Les initiatives pour résoudre le problème
Face à cette situation, des initiatives visant à aider les producteurs de cacao et de café à se conformer aux nouvelles réglementations sont en cours. Plusieurs organisations non gouvernementales (ONG) et partenaires internationaux travaillent avec les producteurs congolais pour renforcer les capacités locales et mettre en place des systèmes de certification adaptés. Cela inclut des projets visant à améliorer l’accès à des technologies permettant de tracer l’origine des produits agricoles et des formations sur les bonnes pratiques agricoles durables.
Certaines entreprises de certification, en collaboration avec les autorités congolaises, tentent de développer des méthodes d’audit simplifiées qui tiennent compte des réalités spécifiques de la RDC, tout en garantissant le respect des normes européennes.

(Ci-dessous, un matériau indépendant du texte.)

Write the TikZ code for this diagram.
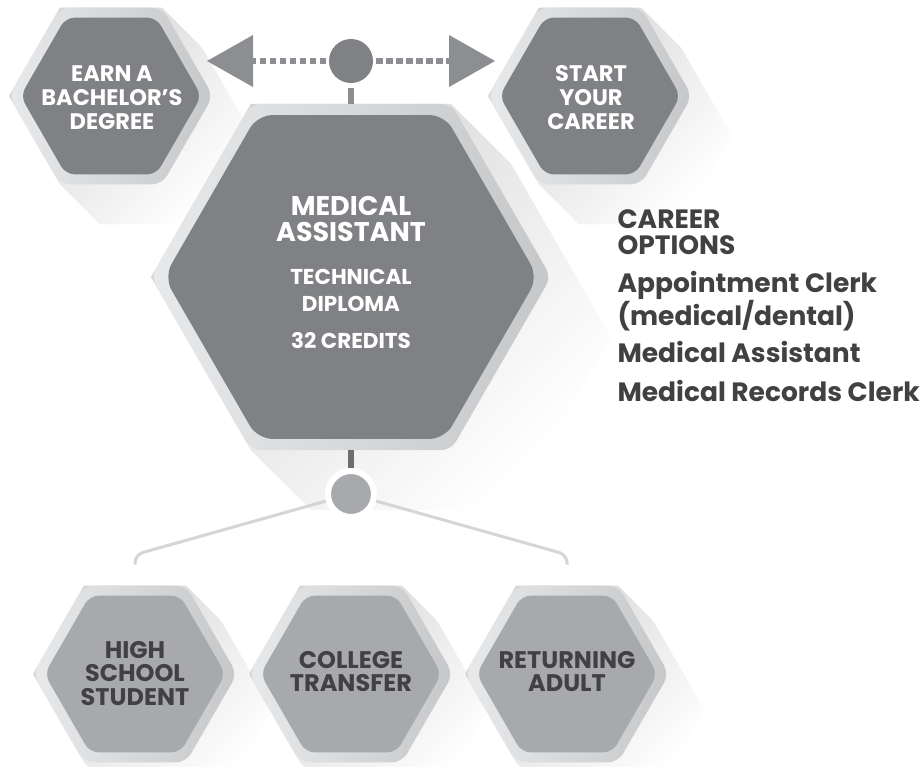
\documentclass[tikz,border=0pt]{standalone}
\usepackage{fontspec}
\setmainfont{Poppins}
\usetikzlibrary{shapes.geometric,arrows.meta}

\definecolor{hexdark}{HTML}{808184}
\definecolor{hexlight}{HTML}{A7A9AC}
\definecolor{rimlight}{HTML}{E8E9EA}
\definecolor{rimdark}{HTML}{C6C7C9}
\definecolor{inkdark}{HTML}{414042}
\definecolor{arrowgray}{HTML}{8D8E91}
\definecolor{stemgray}{HTML}{6D6E71}
\definecolor{branchgray}{HTML}{D4D5D6}

\NewDocumentCommand{\DrawHexShadow}{m m m m}{%
    \def\HexX{#1}
    \def\HexY{#2}
    \def\HexR{#3}
    \def\HexL{#4}
    %
    \begin{scope}[shift={(\HexX,\HexY)}]
        \shade[top color=black!17, bottom color=white, shading angle=45]
            (300:\HexR) -- (240:\HexR) -- (180:\HexR) -- (120:\HexR)
            -- ([shift={(\HexL,\HexL)}]120:\HexR) -- ([shift={(\HexL,\HexL)}]60:\HexR)
            -- ([shift={(\HexL,\HexL)}]0:\HexR) -- ([shift={(\HexL,\HexL)}]300:\HexR) -- cycle;
    \end{scope}
}
\NewDocumentCommand{\DrawHexTile}{O{} m m m m}{%
    % #2 name, #3 centre, #4 outer size, #5 face size
    \node [hexrim, minimum size=#4] (#2) at (#3) {};
    \node [hexface, minimum size=#5, #1] (#2-in) at (#3) {};
}

\begin{document}
\begin{tikzpicture}[
    x=1pt, y=-1pt,
    hexrim/.style={regular polygon, regular polygon sides=6, inner sep=0pt, outer sep=0pt,
        left color=rimlight, right color=rimdark, rounded corners=10pt},
    hexface/.style={regular polygon, regular polygon sides=6, inner sep=0pt, outer sep=0pt,
        fill=hexdark, rounded corners=9pt},
    toptext/.style={text=white, align=center, font=\bfseries\fontsize{22.5}{24}\selectfont},
    bottext/.style={text=inkdark, align=center, font=\bfseries\fontsize{24}{23.5}\selectfont},
    opttext/.style={text=inkdark, anchor=base west, font=\bfseries\fontsize{26.5}{30}\selectfont},
    dotline/.style={arrowgray, line width=6.5pt, dash pattern=on 6.5pt off 3.5pt},
    stem/.style={line width=6pt},
    branch/.style={branchgray, line width=3pt, rounded corners=8pt},
    dot/.style={circle, inner sep=0pt, outer sep=0pt},
    ]

    \useasboundingbox[fill=white] (0,0) rectangle (923,766);

    % long shadows first
    \DrawHexShadow{111}{96}{102}{40}
    \DrawHexShadow{590}{96}{102}{40}
    \DrawHexShadow{351}{277}{200}{60}
    \DrawHexShadow{135}{674}{102}{35}
    \DrawHexShadow{351}{674}{102}{35}
    \DrawHexShadow{567}{674}{102}{35}

    % tiles
    \DrawHexTile{bach}{111,96}{204}{181}
    \DrawHexTile{start}{590,96}{204}{181}
    \DrawHexTile[rounded corners=15pt]{main}{351,277}{400}{374}
    \DrawHexTile[fill=hexlight]{hs}{135,674}{204}{181}
    \DrawHexTile[fill=hexlight]{ct}{351,674}{204}{181}
    \DrawHexTile[fill=hexlight]{ra}{567,674}{204}{181}

    \node [toptext] (bach-txt) at (112,98) {EARN A\\BACHELOR’S\\DEGREE};
    \node [toptext] (start-txt) at (591,98) {START\\YOUR\\CAREER};
    \node [toptext, font=\bfseries\fontsize{27}{26.5}\selectfont] (main-title) at (351,219) {MEDICAL\\ASSISTANT};
    \node [toptext, font=\bfseries\fontsize{21.5}{27}\selectfont] (main-diploma) at (351,290.5) {TECHNICAL\\DIPLOMA};
    \node [toptext, font=\bfseries\fontsize{21.5}{27}\selectfont] (main-credits) at (351,341) {32 CREDITS};
    \node [bottext] (hs-txt) at (135,673.5) {HIGH\\SCHOOL\\STUDENT};
    \node [bottext] (ct-txt) at (351,671.5) {COLLEGE\\TRANSFER};
    \node [bottext] (ra-txt) at (567,671.5) {RETURNING\\ADULT};

    % top pointer
    \node [dot, minimum size=44pt, fill=hexdark] (topdot) at (351,61) {};
    \coordinate (ltip) at (207,61);
    \coordinate (rtip) at (495,61);
    \draw [dotline, shorten <=25pt, -{Triangle[length=46pt, width=52pt, line width=0pt]}] (topdot.center) -- (ltip);
    \draw [dotline, shorten <=25pt, -{Triangle[length=46pt, width=52pt, line width=0pt]}] (topdot.center) -- (rtip);
    \draw [stem, arrowgray, shorten <=5pt] (topdot.south) -- (main.north);

    % bottom branches
    \coordinate (hs-bend) at ([yshift=31pt]hs.north);
    \coordinate (hs-top) at ([yshift=21pt]hs.north);
    \coordinate (ra-bend) at ([yshift=31pt]ra.north);
    \coordinate (ra-top) at ([yshift=21pt]ra.north);
    \node [dot, minimum size=46pt, fill=hexlight, draw=white, line width=6pt] (botdot) at (351,494) {};
    \draw [branch] (botdot.center) -- (hs-bend) -- (hs-top);
    \draw [branch] (botdot.center) -- (ra-bend) -- (ra-top);
    \draw [stem, stemgray] (main.south) -- (botdot.north);
    \node [dot, minimum size=46pt, fill=hexlight, draw=white, line width=6pt] at (botdot) {};

    % career options
    \node [opttext] (opt-head1) at (614,228) {CAREER};
    \node [opttext] (opt-head2) at (614,254) {OPTIONS};
    \node [opttext] (opt-a1) at (614,292) {Appointment Clerk};
    \node [opttext] (opt-a2) at (614,325) {(medical/dental)};
    \node [opttext] (opt-b) at (614,362) {Medical Assistant};
    \node [opttext] (opt-c) at (614,401) {Medical Records Clerk};

\end{tikzpicture}
\end{document}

Cependant, ces efforts restent encore largement insuffisants pour répondre aux défis logistiques et sécuritaires imposés par la situation locale.
Des solutions urgentes nécessaires
Les producteurs de cacao et de café en République Démocratique du Congo se trouvent dans une situation délicate face à la réglementation européenne « zéro déforestation ». Si cette législation vise à encourager des pratiques agricoles durables, elle impose des défis considérables aux producteurs congolais, dont les capacités de traçabilité et de certification sont limitées par des conflits armés et un manque d’infrastructures. Des solutions urgentes et adaptées aux réalités du terrain sont nécessaires pour éviter que ces producteurs ne perdent l’accès à un marché crucial, tout en respectant les impératifs environnementaux mondiaux.